Pantau.com - Ketua Umum Aliansi Jurnalis Independen (AJI) Indonesia, Sasmito Madrim, belum lama ini mengalami pembobolan terhadap akun media sosial miliknya. Media sosial Sasmito diretas oleh oknum yang tidak bertanggung jawab. Menurutnya, negara harus turut andil terkait jaminan data pribadi yang dicokok oknum tidak bertanggung jawab.
Sebagai jurnalis, Sasmito merasa terganggu dengan peretas akun pribadinya disalahgunakan oleh sejumlah pihak yang belum bisa dibuktikan siapa pelakunya. Ia menerima notivikasi dari aplikasi WhatsApp bahwa nomornya telah didaftarkan pada perangkat lain. Seketika nomor tersebut tidak bisa menerima panggilan telepon dan menerima SMS. Ini terjadi Rabu, 23 Februari 2022, sekitar pukul 18.15 WIB.
Tak hanya itu, upaya pembobolan juga menyasar ke akun Instagram, Facebook, dan Twitter milik Sasmito. Seluruh postingan Instagram dihapus, nomor pribadi disebarluaskan, hingga foto profil facebook diganti gambar porno.
Peretasan berlanjut pada 24 Februari 2022. Beragam informasi hoaks yang mencantumkan nama dan foto Sasmito terbit di media sosial dengan berbagai narasi. Mulai dari mendukung pemerintah membubarkan FPI, hingga mendukung pemerintah membangun Bendungan Bener di Purworejo.
"Semua pernyataan tersebut adalah palsu atau tidak pernah diucapkan. Hoaks. Ini dinilai ingin membenturkan AJI Indonesia dengan organisasi masyarakat sipil lainnya," kata Sasmito, 3 Mei 2022.

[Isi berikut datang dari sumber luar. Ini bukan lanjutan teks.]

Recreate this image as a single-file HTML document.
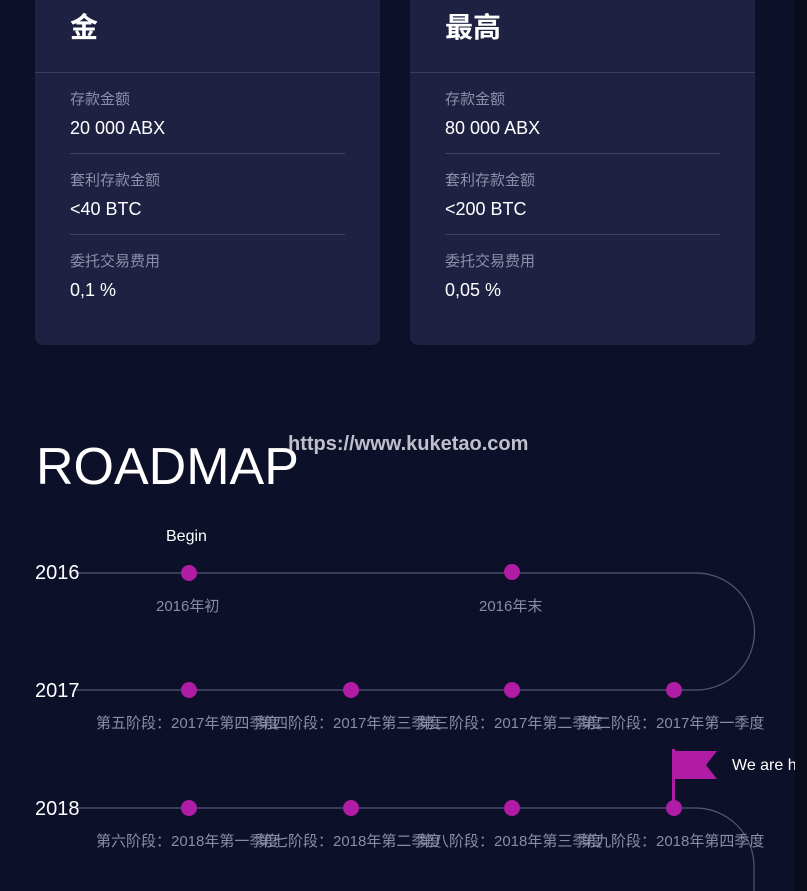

Kejadian serupa tidak hanya menimpa Sasmito. Data Aliansi Jurnalis Independen (AJI) Indonesia, menunjukan tren kasus kekerasan berbasis digital cenderung meningkat. Sepanjang tahun 2020 tercatat 5 kasus. Tahun 2021 juga terjadi 5 kasus kekerasan berbasis digital. Sedangkan tahun 2022, hingga April sudah terjadi 3 kasus penyerangan digital terhadap jurnalis.
"Ini sangat mengancam kebebasan pers dan trennya meningkat," tutur Sasmito.
Senada dengan apa yang disampaikan dosen Komunikasi Universitas Bengkulu, Verani Indiarma. Menurutnya, segala bentuk kekerasan digital yang dialami jurnalis ketika menjalankan tugas melayani kepentingan publik dapat mengancam kebebasan pers di Indonesia. Verani mengatakan pemerintah harus bersikap serius menghadapi ancaman ini.
"Jika jurnalis terancam maka independensinya menjadi terganggu, jurnalis takut untuk melakukan peliputan dan berita-berita yang sifatnya menyangkut kepentingan publik bisa-bisa tidak diliput lagi, karena jurnalisnya takut," ujar Verani Indiarma.
"UU No 40 (Tahun 1999) kita tahu belum mengatur secara detail tentang kekerasan berbasis digital, jadi sudah saatnya pemerintah, Dewan Pers, bersama pihak terkait untuk duduk bersama memikirkan regulasi seperti apa yang tepat sehingga ke depan tidak ada lagi kekerasan digital yang mengancam kerja jurnalis di Indonesia," ujarnya.
Samito menegaskan, negara perlu menyiapkan betapa pentingnya UU Perlindungan Data Pribadi.
"Sepanjang tidak ada ancaman pembunuhan, atau sifatnya mengancam, maka prosesnya tidak akan berlanjut. Ini sebagai akibat dari segi regulasi masih sangat terbatas," ujar Sasmito.
Ia mengatakan negara harus hadir untuk membuktikan dan mengungkap kasus kekerasan berbasis digital dengan cepat. "Lagi-lagi pentingnya UU Perlindungan Data Pribadi, untuk memberikan jaminan data pribadi setiap warga negara termasuk jurnalis." terangnya.